Requirement: Reproduce all of the data below without alteration; exclude every picture.

----

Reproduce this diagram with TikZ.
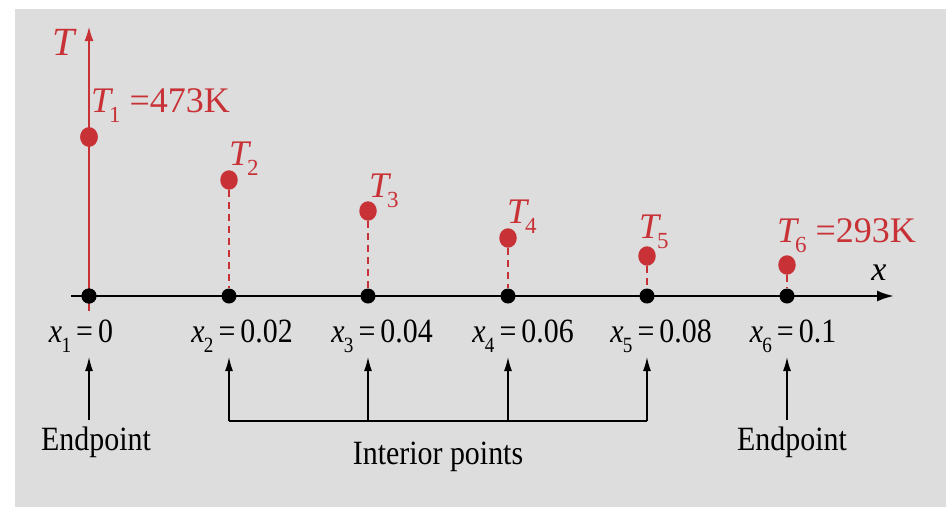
\documentclass[tikz,border=0pt]{standalone}
\usepackage{fontspec}
\setmainfont{Liberation Serif}
\usetikzlibrary{arrows.meta,shapes.geometric}
\definecolor{bg}{RGB}{221,221,221}
\definecolor{tred}{RGB}{200,50,55}
\newcommand\Tsub[1]{\textit{T}\kern-0.12em\raisebox{-0.3em}{\scalebox{0.64}{#1}}}
\newcommand\xsub[1]{\textit{x}\kern-0.02em\raisebox{-0.3em}{\scalebox{0.64}{#1}}}
\newcommand\cond[1]{\scalebox{0.88}[1]{#1}}
\begin{document}
\begin{tikzpicture}[x=1pt,y=-1pt,
  bdot/.style={circle,fill=black,inner sep=0pt,minimum size=15pt},
  rdot/.style={ellipse,fill=tred,inner sep=0pt,minimum width=17.5pt,minimum height=19.5pt},
  axisline/.style={line width=2.4pt,-{Latex[length=17pt,width=11pt]}},
  taxis/.style={tred,line width=2.4pt,-{Latex[length=15pt,width=9pt]}},
  stem/.style={tred,line width=2pt,dash pattern=on 7pt off 5pt},
  xlab/.style={font=\fontsize{34}{38}\selectfont,inner sep=0pt,anchor=base},
  rlab/.style={font=\fontsize{36}{40}\selectfont,text=tred,inner sep=0pt,anchor=base west},
  blab/.style={font=\fontsize{34}{38}\selectfont,inner sep=0pt,anchor=base},
  uparrow/.style={line width=1.4pt,-{Latex[length=14pt,width=8pt]}},
  bracket/.style={line width=1.4pt}
]
\useasboundingbox (0,0) rectangle (946,507);
\fill[bg] (15,9) rectangle (946,507);

% axes
\coordinate (xs) at (71,296);
\coordinate (xe) at (894,296);
\draw[axisline] (xs) -- (xe);
\coordinate (tb) at (89,311);
\coordinate (tt) at (89,26);
\draw[taxis] (tb) -- (tt);
\node[font=\fontsize{40}{44}\selectfont\itshape,text=tred,inner sep=0pt,anchor=base] (tlab) at (64,55) {T};
\node[font=\fontsize{34}{38}\selectfont\itshape,inner sep=0pt,anchor=base] (xlab) at (879,280) {x};

% grid points
\foreach \i/\x in {1/89,2/229,3/368,4/508,5/647,6/787}{
  \node[bdot] (p\i) at (\x,296) {};
}
% temperature points
\foreach \i/\x/\y in {1/89/137,2/229/180,3/368/211,4/508/238,5/647/256,6/787/265}{
  \node[rdot] (r\i) at (\x,\y) {};
}
\foreach \i in {2,...,6}{
  \draw[stem] (r\i) -- (p\i);
}
\node[bdot] at (p1) {};
\node[rdot] at (r1) {};

% T labels
\node[rlab] (t1) at (91,112) {\Tsub{1} =473K};
\node[rlab] (t2) at (229,165) {\Tsub{2}};
\node[rlab] (t3) at (369,197) {\Tsub{3}};
\node[rlab] (t4) at (507,223) {\Tsub{4}};
\node[rlab] (t5) at (639,238) {\Tsub{5}};
\node[rlab] (t6) at (777,242) {\Tsub{6} =293K};

% x labels
\node[xlab] (l1) at (81,342) {\cond{\xsub{1}\,=\,0}};
\node[xlab] (l2) at (242,342) {\cond{\xsub{2}\,=\,0.02}};
\node[xlab] (l3) at (382,342) {\cond{\xsub{3}\,=\,0.04}};
\node[xlab] (l4) at (523,342) {\cond{\xsub{4}\,=\,0.06}};
\node[xlab] (l5) at (661,342) {\cond{\xsub{5}\,=\,0.08}};
\node[xlab] (l6) at (793,342) {\cond{\xsub{6}\,=\,0.1}};

% bottom annotations
\node[blab] (e1) at (96,450) {\cond{Endpoint}};
\node[blab] (e6) at (792,450) {\cond{Endpoint}};
\node[blab] (ip) at (438,464) {\cond{Interior points}};

\coordinate (a1b) at (89,420); \coordinate (a1t) at (89,357);
\coordinate (a6b) at (787,420); \coordinate (a6t) at (787,357);
\draw[uparrow] (a1b) -- (a1t);
\draw[uparrow] (a6b) -- (a6t);
\foreach \i/\x in {2/229,3/368,4/508,5/647}{
  \coordinate (b\i) at (\x,421);
  \coordinate (u\i) at (\x,357);
  \draw[uparrow] (b\i) -- (u\i);
}
\draw[bracket] (b2) -- (b5);
\end{tikzpicture}
\end{document}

----

Written response:
Reproduce this diagram with TikZ.
\documentclass[tikz,border=0pt]{standalone}
\usepackage{fontspec}
\setmainfont{Liberation Serif}
\usetikzlibrary{arrows.meta,shapes.geometric}
\definecolor{bg}{RGB}{221,221,221}
\definecolor{tred}{RGB}{200,50,55}
\newcommand\Tsub[1]{\textit{T}\kern-0.12em\raisebox{-0.3em}{\scalebox{0.64}{#1}}}
\newcommand\xsub[1]{\textit{x}\kern-0.02em\raisebox{-0.3em}{\scalebox{0.64}{#1}}}
\newcommand\cond[1]{\scalebox{0.88}[1]{#1}}
\begin{document}
\begin{tikzpicture}[x=1pt,y=-1pt,
  bdot/.style={circle,fill=black,inner sep=0pt,minimum size=15pt},
  rdot/.style={ellipse,fill=tred,inner sep=0pt,minimum width=17.5pt,minimum height=19.5pt},
  axisline/.style={line width=2.4pt,-{Latex[length=17pt,width=11pt]}},
  taxis/.style={tred,line width=2.4pt,-{Latex[length=15pt,width=9pt]}},
  stem/.style={tred,line width=2pt,dash pattern=on 7pt off 5pt},
  xlab/.style={font=\fontsize{34}{38}\selectfont,inner sep=0pt,anchor=base},
  rlab/.style={font=\fontsize{36}{40}\selectfont,text=tred,inner sep=0pt,anchor=base west},
  blab/.style={font=\fontsize{34}{38}\selectfont,inner sep=0pt,anchor=base},
  uparrow/.style={line width=1.4pt,-{Latex[length=14pt,width=8pt]}},
  bracket/.style={line width=1.4pt}
]
\useasboundingbox (0,0) rectangle (946,507);
\fill[bg] (15,9) rectangle (946,507);

% axes
\coordinate (xs) at (71,296);
\coordinate (xe) at (894,296);
\draw[axisline] (xs) -- (xe);
\coordinate (tb) at (89,311);
\coordinate (tt) at (89,26);
\draw[taxis] (tb) -- (tt);
\node[font=\fontsize{40}{44}\selectfont\itshape,text=tred,inner sep=0pt,anchor=base] (tlab) at (64,55) {T};
\node[font=\fontsize{34}{38}\selectfont\itshape,inner sep=0pt,anchor=base] (xlab) at (879,280) {x};

% grid points
\foreach \i/\x in {1/89,2/229,3/368,4/508,5/647,6/787}{
  \node[bdot] (p\i) at (\x,296) {};
}
% temperature points
\foreach \i/\x/\y in {1/89/137,2/229/180,3/368/211,4/508/238,5/647/256,6/787/265}{
  \node[rdot] (r\i) at (\x,\y) {};
}
\foreach \i in {2,...,6}{
  \draw[stem] (r\i) -- (p\i);
}
\node[bdot] at (p1) {};
\node[rdot] at (r1) {};

% T labels
\node[rlab] (t1) at (91,112) {\Tsub{1} =473K};
\node[rlab] (t2) at (229,165) {\Tsub{2}};
\node[rlab] (t3) at (369,197) {\Tsub{3}};
\node[rlab] (t4) at (507,223) {\Tsub{4}};
\node[rlab] (t5) at (639,238) {\Tsub{5}};
\node[rlab] (t6) at (777,242) {\Tsub{6} =293K};

% x labels
\node[xlab] (l1) at (81,342) {\cond{\xsub{1}\,=\,0}};
\node[xlab] (l2) at (242,342) {\cond{\xsub{2}\,=\,0.02}};
\node[xlab] (l3) at (382,342) {\cond{\xsub{3}\,=\,0.04}};
\node[xlab] (l4) at (523,342) {\cond{\xsub{4}\,=\,0.06}};
\node[xlab] (l5) at (661,342) {\cond{\xsub{5}\,=\,0.08}};
\node[xlab] (l6) at (793,342) {\cond{\xsub{6}\,=\,0.1}};

% bottom annotations
\node[blab] (e1) at (96,450) {\cond{Endpoint}};
\node[blab] (e6) at (792,450) {\cond{Endpoint}};
\node[blab] (ip) at (438,464) {\cond{Interior points}};

\coordinate (a1b) at (89,420); \coordinate (a1t) at (89,357);
\coordinate (a6b) at (787,420); \coordinate (a6t) at (787,357);
\draw[uparrow] (a1b) -- (a1t);
\draw[uparrow] (a6b) -- (a6t);
\foreach \i/\x in {2/229,3/368,4/508,5/647}{
  \coordinate (b\i) at (\x,421);
  \coordinate (u\i) at (\x,357);
  \draw[uparrow] (b\i) -- (u\i);
}
\draw[bracket] (b2) -- (b5);
\end{tikzpicture}
\end{document}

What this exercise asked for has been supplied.